Entity and relationship extraction from text data

Clementine supports the work of law enforcement organizations in prevention and investigation by helping them processing data from unstructured data from historical and online sources using data mining and text analytics.

It works in the detection and prevention of organised crime.

BUSINESS PROBLEM

The success of a crime investigation depends on the speed and thoroughness of the investigation: the faster the organisation moves and the more information it has, the more likely it is to uncover a case. The analysis and detection of relationships is difficult and time-consuming because the information is available in different databases, comes from different sources and often in unstructured form.
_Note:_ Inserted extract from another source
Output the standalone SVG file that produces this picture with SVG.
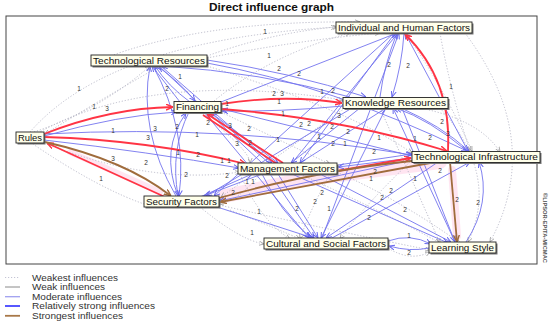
<svg xmlns="http://www.w3.org/2000/svg" width="550" height="321" viewBox="0 0 550 321">
<style>
.w{fill:none;stroke:#b4b4c4;stroke-width:0.9;stroke-dasharray:1.2 1.8}
.m{fill:none;stroke:#7474ee;stroke-width:0.9}
.r{fill:none;stroke:#ff3444;stroke-width:1.8}
.b{fill:none;stroke:#a06c3c;stroke-width:1.8}
.pk{fill:none;stroke:#ffd0e6;stroke-linecap:round;opacity:0.55}
.lb{font-family:"Liberation Sans",Arial,sans-serif;font-size:6.5px;fill:#333;text-anchor:middle}
.nt{font-family:"Liberation Sans",Arial,sans-serif;font-size:9px;fill:#111}
.bx{fill:#ffffea;stroke:#222;stroke-width:0.9}
.sh{fill:#777}
.lg{font-family:"Liberation Sans",Arial,sans-serif;font-size:9px;fill:#333}
</style>
<defs>
<marker id="mb" viewBox="0 0 8 8" refX="8" refY="4" markerWidth="6" markerHeight="6" markerUnits="userSpaceOnUse" orient="auto"><path d="M0,0.6 L8,4 L0,7.4" fill="none" stroke="#6464ee" stroke-width="1.3"/></marker>
<marker id="mw" viewBox="0 0 8 8" refX="8" refY="4" markerWidth="5" markerHeight="5" markerUnits="userSpaceOnUse" orient="auto"><path d="M0,0.6 L8,4 L0,7.4" fill="none" stroke="#999" stroke-width="1.2"/></marker>
<marker id="mr" viewBox="0 0 8 8" refX="8" refY="4" markerWidth="7" markerHeight="7" markerUnits="userSpaceOnUse" orient="auto"><path d="M0,0.6 L8,4 L0,7.4" fill="none" stroke="#ff3444" stroke-width="1.6"/></marker>
<marker id="mbr" viewBox="0 0 8 8" refX="8" refY="4" markerWidth="7" markerHeight="7" markerUnits="userSpaceOnUse" orient="auto"><path d="M0,0.6 L8,4 L0,7.4" fill="none" stroke="#a06c3c" stroke-width="1.6"/></marker>
</defs>
<rect width="550" height="321" fill="#fff"/>
<text x="271.5" y="11" font-family="Liberation Sans,Arial,sans-serif" font-size="11.5" font-weight="bold" text-anchor="middle" textLength="125" lengthAdjust="spacingAndGlyphs" fill="#111">Direct influence graph</text>
<rect x="6" y="16" width="531" height="248" fill="#fff" stroke="#444" stroke-width="1"/>
<text x="0" y="0" transform="translate(543,193) rotate(90)" font-family="Liberation Sans,Arial,sans-serif" font-size="5.5" font-weight="bold" fill="#555" textLength="70" lengthAdjust="spacingAndGlyphs">©LIPSOR-EPITA-MICMAC</text>

<g id="connectors">
<g id="pink">
<path class="pk" d="M225,196 L300,180 L440,162" stroke-width="14"/>
<path class="pk" d="M452,170 L457,236" stroke-width="8"/>
<path class="pk" d="M70,152 L160,192" stroke-width="6"/>
</g>
<g id="weakest" marker-end="url(#mw)">
<path class="w" d="M30,132 Q110,40 338,27"/>
<path class="w" d="M34,132 Q100,110 150,66"/>
<path class="w" d="M38,133 Q150,70 343,100"/>
<path class="w" d="M207,56 Q270,33 336,27"/>
<path class="w" d="M214,101 Q270,55 350,33"/>
<path class="w" d="M440,33 Q450,90 470,151"/>
<path class="w" d="M465,33 Q545,140 490,242"/>
<path class="w" d="M440,108 Q500,175 468,242"/>
<path class="w" d="M30,142 Q100,190 150,206"/>
<path class="w" d="M200,207 Q240,240 264,244"/>
<path class="w" d="M219,205 Q340,232 430,250"/>
<path class="w" d="M300,174 Q390,215 440,243"/>
<path class="w" d="M207,66 Q350,110 412,153"/>
<path class="w" d="M200,112 Q250,150 250,163"/>
<path class="w" d="M221,112 Q300,150 330,164"/>
<path class="w" d="M44,143 Q150,185 240,172"/>
<path class="w" d="M405,33 Q440,80 472,151"/>
<path class="w" d="M388,248 Q410,262 430,252"/>
<path class="w" d="M160,66 Q100,100 45,134"/>
<path class="w" d="M345,108 L221,197"/>
<path class="w" d="M380,108 L440,243"/>
<path class="w" d="M240,174 Q260,220 290,239"/>
<path class="w" d="M337,172 Q400,200 460,243"/>
<path class="w" d="M230,210 Q280,230 300,239"/>
<path class="w" d="M412,160 Q360,210 340,239"/>
<path class="w" d="M100,60 Q200,20 360,22"/>
<path class="w" d="M207,58 Q300,40 380,33"/>
<path class="w" d="M260,174 Q240,200 219,204"/>
<path class="w" d="M330,174 Q310,210 300,239"/>
<path class="w" d="M420,108 Q480,120 500,152"/>
</g>
<g id="moderate" marker-end="url(#mb)">
<path class="m" d="M180,102 L152,66"/>
<path class="m" d="M190,102 Q168,86 155,66"/>
<path class="m" d="M157,66 Q180,82 195,101"/>
<path class="m" d="M176,196 Q138,130 150,66"/>
<path class="m" d="M153,66 Q188,130 179,196"/>
<path class="m" d="M262,163 L159,66"/>
<path class="m" d="M207,60 Q290,72 366,97"/>
<path class="m" d="M350,97 Q260,72 162,66"/>
<path class="m" d="M207,63 Q330,85 467,151"/>
<path class="m" d="M221,102 L397,33"/>
<path class="m" d="M292,163 L398,33"/>
<path class="m" d="M380,97 Q384,65 397,33"/>
<path class="m" d="M404,33 Q402,65 392,97"/>
<path class="m" d="M468,151 L405,33"/>
<path class="m" d="M322,238 L399,33"/>
<path class="m" d="M394,33 L214,196"/>
<path class="m" d="M300,163 L386,108"/>
<path class="m" d="M467,151 Q430,120 396,108"/>
<path class="m" d="M401,108 Q440,125 469,151"/>
<path class="m" d="M386,108 L321,238"/>
<path class="m" d="M455,242 L393,108"/>
<path class="m" d="M44,134 Q230,124 412,155"/>
<path class="m" d="M44,136 Q120,115 177,112"/>
<path class="m" d="M44,140 Q150,152 239,168"/>
<path class="m" d="M262,174 L204,196"/>
<path class="m" d="M412,160 L219,201"/>
<path class="m" d="M270,174 L314,238"/>
<path class="m" d="M278,174 L318,238"/>
<path class="m" d="M262,174 Q280,212 311,238"/>
<path class="m" d="M214,206 L313,238"/>
<path class="m" d="M320,174 L451,242"/>
<path class="m" d="M292,174 L448,243"/>
<path class="m" d="M438,162 L326,238"/>
<path class="m" d="M402,108 L455,242"/>
<path class="m" d="M466,242 Q492,202 479,162"/>
<path class="m" d="M429,248 Q410,252 389,246"/>
<path class="m" d="M388,241 Q410,233 431,244"/>
<path class="m" d="M332,238 L470,162"/>
<path class="m" d="M210,112 L278,163"/>
<path class="m" d="M204,112 L309,238"/>
<path class="m" d="M189,112 Q170,150 178,196"/>
<path class="m" d="M269,163 L211,113"/>
<path class="m" d="M412,156 L222,109"/>
<path class="m" d="M412,158 L338,167"/>
<path class="m" d="M338,165 L412,154"/>
<path class="m" d="M360,108 L291,163"/>
<path class="m" d="M343,106 Q280,112 222,111"/>
<path class="m" d="M161,66 L272,163"/>
<path class="m" d="M352,108 L206,196"/>
<path class="m" d="M200,197 L252,174"/>
<path class="m" d="M178,196 Q160,150 186,113"/>
<path class="m" d="M395,33 L300,163"/>
</g>
<g id="strong">
<path class="r" marker-end="url(#mr)" d="M44,134 Q110,108 173,107"/>
<path class="r" marker-end="url(#mr)" d="M44,137 Q150,140 246,164"/>
<path class="r" marker-end="url(#mr)" d="M165,197 L47,143"/>
<path class="r" marker-end="url(#mr)" d="M221,104 Q285,94 342,103"/>
<path class="r" marker-end="url(#mr)" d="M221,109 Q340,118 447,151"/>
<path class="r" marker-end="url(#mr)" d="M283,163 L207,114"/>
<path class="r" d="M277,164 L203,115"/>
<path class="r" marker-end="url(#mr)" d="M448,151 Q452,80 405,34"/>
<path class="r" marker-end="url(#mr)" d="M337,171 L411,158"/>
<path class="b" marker-end="url(#mbr)" d="M45,142 Q125,160 171,196"/>
<path class="b" marker-end="url(#mbr)" d="M430,163 L220,202"/>
<path class="b" d="M219,198 Q320,170 412,161"/>
<path class="b" marker-end="url(#mbr)" d="M450,162 L457,242"/>
</g>
</g>

<g id="labels">
<text class="lb" x="265" y="34">1</text>
<text class="lb" x="269" y="58">1</text>
<text class="lb" x="79" y="91">1</text>
<text class="lb" x="94" y="109">1</text>
<text class="lb" x="107" y="111">3</text>
<text class="lb" x="167" y="91">2</text>
<text class="lb" x="180" y="79">1</text>
<text class="lb" x="279" y="71">2</text>
<text class="lb" x="299" y="76">2</text>
<text class="lb" x="389" y="67">2</text>
<text class="lb" x="408" y="68">2</text>
<text class="lb" x="451" y="89">1</text>
<text class="lb" x="274" y="96">2</text>
<text class="lb" x="282" y="96">3</text>
<text class="lb" x="322" y="94">1</text>
<text class="lb" x="333" y="93">2</text>
<text class="lb" x="279" y="104">1</text>
<text class="lb" x="227" y="106">1</text>
<text class="lb" x="283" y="116">1</text>
<text class="lb" x="339" y="118">3</text>
<text class="lb" x="208" y="125">2</text>
<text class="lb" x="177" y="129">2</text>
<text class="lb" x="230" y="128">3</text>
<text class="lb" x="249" y="131">2</text>
<text class="lb" x="301" y="127">2</text>
<text class="lb" x="309" y="126">2</text>
<text class="lb" x="332" y="129">2</text>
<text class="lb" x="348" y="134">2</text>
<text class="lb" x="442" y="124">2</text>
<text class="lb" x="448" y="136">3</text>
<text class="lb" x="430" y="140">2</text>
<text class="lb" x="415" y="141">1</text>
<text class="lb" x="379" y="140">1</text>
<text class="lb" x="113" y="133">1</text>
<text class="lb" x="155" y="131">3</text>
<text class="lb" x="148" y="140">3</text>
<text class="lb" x="197" y="137">1</text>
<text class="lb" x="237" y="146">3</text>
<text class="lb" x="250" y="145">2</text>
<text class="lb" x="278" y="142">1</text>
<text class="lb" x="319" y="139">1</text>
<text class="lb" x="333" y="146">2</text>
<text class="lb" x="345" y="146">1</text>
<text class="lb" x="374" y="154">2</text>
<text class="lb" x="178" y="155">1</text>
<text class="lb" x="198" y="157">2</text>
<text class="lb" x="113" y="161">3</text>
<text class="lb" x="146" y="165">2</text>
<text class="lb" x="101" y="181">1</text>
<text class="lb" x="222" y="163">1</text>
<text class="lb" x="229" y="163">1</text>
<text class="lb" x="186" y="177">2</text>
<text class="lb" x="227" y="178">2</text>
<text class="lb" x="247" y="184">1</text>
<text class="lb" x="253" y="184">1</text>
<text class="lb" x="233" y="195">2</text>
<text class="lb" x="259" y="214">1</text>
<text class="lb" x="252" y="235">1</text>
<text class="lb" x="375" y="174">2</text>
<text class="lb" x="371" y="181">1</text>
<text class="lb" x="440" y="173">2</text>
<text class="lb" x="415" y="181">1</text>
<text class="lb" x="322" y="195">2</text>
<text class="lb" x="391" y="193">2</text>
<text class="lb" x="382" y="200">2</text>
<text class="lb" x="315" y="204">2</text>
<text class="lb" x="297" y="211">2</text>
<text class="lb" x="329" y="211">1</text>
<text class="lb" x="369" y="220">2</text>
<text class="lb" x="405" y="212">2</text>
<text class="lb" x="457" y="202">2</text>
<text class="lb" x="478" y="205">2</text>
<text class="lb" x="409" y="238">1</text>
<text class="lb" x="409" y="255">2</text>
</g>

<g id="node-technological-resources"><rect class="sh" x="92.5" y="56.5" width="116" height="11"/><rect class="bx" x="91" y="55" width="116" height="11"/><text class="nt" x="93" y="63.5" textLength="112" lengthAdjust="spacingAndGlyphs">Technological Resources</text></g>
<g id="node-individual-human"><rect class="sh" x="337.5" y="23.5" width="136" height="11"/><rect class="bx" x="336" y="22" width="136" height="11"/><text class="nt" x="338" y="30.5" textLength="132" lengthAdjust="spacingAndGlyphs">Individual and Human Factors</text></g>
<g id="node-financing"><rect class="sh" x="175.5" y="103" width="47" height="11"/><rect class="bx" x="174" y="101.5" width="47" height="11"/><text class="nt" x="176" y="110" textLength="43" lengthAdjust="spacingAndGlyphs">Financing</text></g>
<g id="node-knowledge-resources"><rect class="sh" x="344.5" y="99" width="105" height="11"/><rect class="bx" x="343" y="97.5" width="105" height="11"/><text class="nt" x="345" y="106" textLength="101" lengthAdjust="spacingAndGlyphs">Knowledge Resources</text></g>
<g id="node-rules"><rect class="sh" x="17.5" y="133.5" width="28" height="11"/><rect class="bx" x="16" y="132" width="28" height="11"/><text class="nt" x="18" y="140.5" textLength="24" lengthAdjust="spacingAndGlyphs">Rules</text></g>
<g id="node-management-factors"><rect class="sh" x="239.5" y="164.5" width="99" height="11"/><rect class="bx" x="238" y="163" width="99" height="11"/><text class="nt" x="240" y="171.5" textLength="95" lengthAdjust="spacingAndGlyphs">Management Factors</text></g>
<g id="node-technological-infrastructure"><rect class="sh" x="413.5" y="153" width="128" height="11"/><rect class="bx" x="412" y="151.5" width="128" height="11"/><text class="nt" x="414" y="160" textLength="124" lengthAdjust="spacingAndGlyphs">Technological Infrastructure</text></g>
<g id="node-security-factors"><rect class="sh" x="145.5" y="197.5" width="75" height="11"/><rect class="bx" x="144" y="196" width="75" height="11"/><text class="nt" x="146" y="204.5" textLength="71" lengthAdjust="spacingAndGlyphs">Security Factors</text></g>
<g id="node-cultural-social"><rect class="sh" x="265.5" y="239.5" width="124" height="11"/><rect class="bx" x="264" y="238" width="124" height="11"/><text class="nt" x="266" y="246.5" textLength="120" lengthAdjust="spacingAndGlyphs">Cultural and Social Factors</text></g>
<g id="node-learning-style"><rect class="sh" x="430.5" y="243.5" width="67" height="11"/><rect class="bx" x="429" y="242" width="67" height="11"/><text class="nt" x="431" y="250.5" textLength="63" lengthAdjust="spacingAndGlyphs">Learning Style</text></g>

<g id="legend">
<line x1="5" y1="277.5" x2="20" y2="277.5" stroke="#c4c4d4" stroke-width="1" stroke-dasharray="1.2 1.8"/>
<line x1="5" y1="287" x2="20" y2="287" stroke="#8a8a8a" stroke-width="1"/>
<line x1="5" y1="296.7" x2="20" y2="296.7" stroke="#a0a0f0" stroke-width="1.3"/>
<line x1="5" y1="306" x2="20" y2="306" stroke="#2c2cff" stroke-width="1.6"/>
<line x1="5" y1="315.8" x2="20" y2="315.8" stroke="#a87848" stroke-width="1.8"/>
<text class="lg" x="32" y="280.5" textLength="86" lengthAdjust="spacingAndGlyphs">Weakest influences</text>
<text class="lg" x="32" y="290" textLength="73" lengthAdjust="spacingAndGlyphs">Weak influences</text>
<text class="lg" x="32" y="299.7" textLength="90" lengthAdjust="spacingAndGlyphs">Moderate influences</text>
<text class="lg" x="32" y="309" textLength="123" lengthAdjust="spacingAndGlyphs">Relatively strong influences</text>
<text class="lg" x="32" y="318.8" textLength="91" lengthAdjust="spacingAndGlyphs">Strongest influences</text>
</g>
</svg>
A new data storage and analysis system could be the answer to making investigations more time and cost-efficient.

SUMMARY

Clementine's solution combined text analytics and network visualization components to develop a data processing flow that allows automatic extraction of entities and relationships from text documents, visualizing the relevant networks, thus making the work of analysts in law enforcement and crime prevention more efficient.

SOLUTION

In implementing the ClemRISK solution with text analytics, we focused on understanding the investigation workflow and making its manual-intensive elements more efficient:

  1. Analysing historical data
    By processing the electronic documents accumulated over decades of investigations, we have developed text analytic dictionaries and processing procedures capable of extracting entities (e.g. names, license plates, companies, etc.) and identifying relationships between them.
  2. Data structure design and network visualisation
    To make the extracted information easy to interpret and analyse, and for investigators to quickly compare it with the results of other previous investigations, an "intelligence database" was created to store the data extracted from each case. This allows the visualisation and analysis of networks.
  3. Developing an operational mechanism
    The data processing flows we developed are tuned for real-time, continuous operation: new text documents generated during the investigation of current cases are automatically processed and loaded into the database.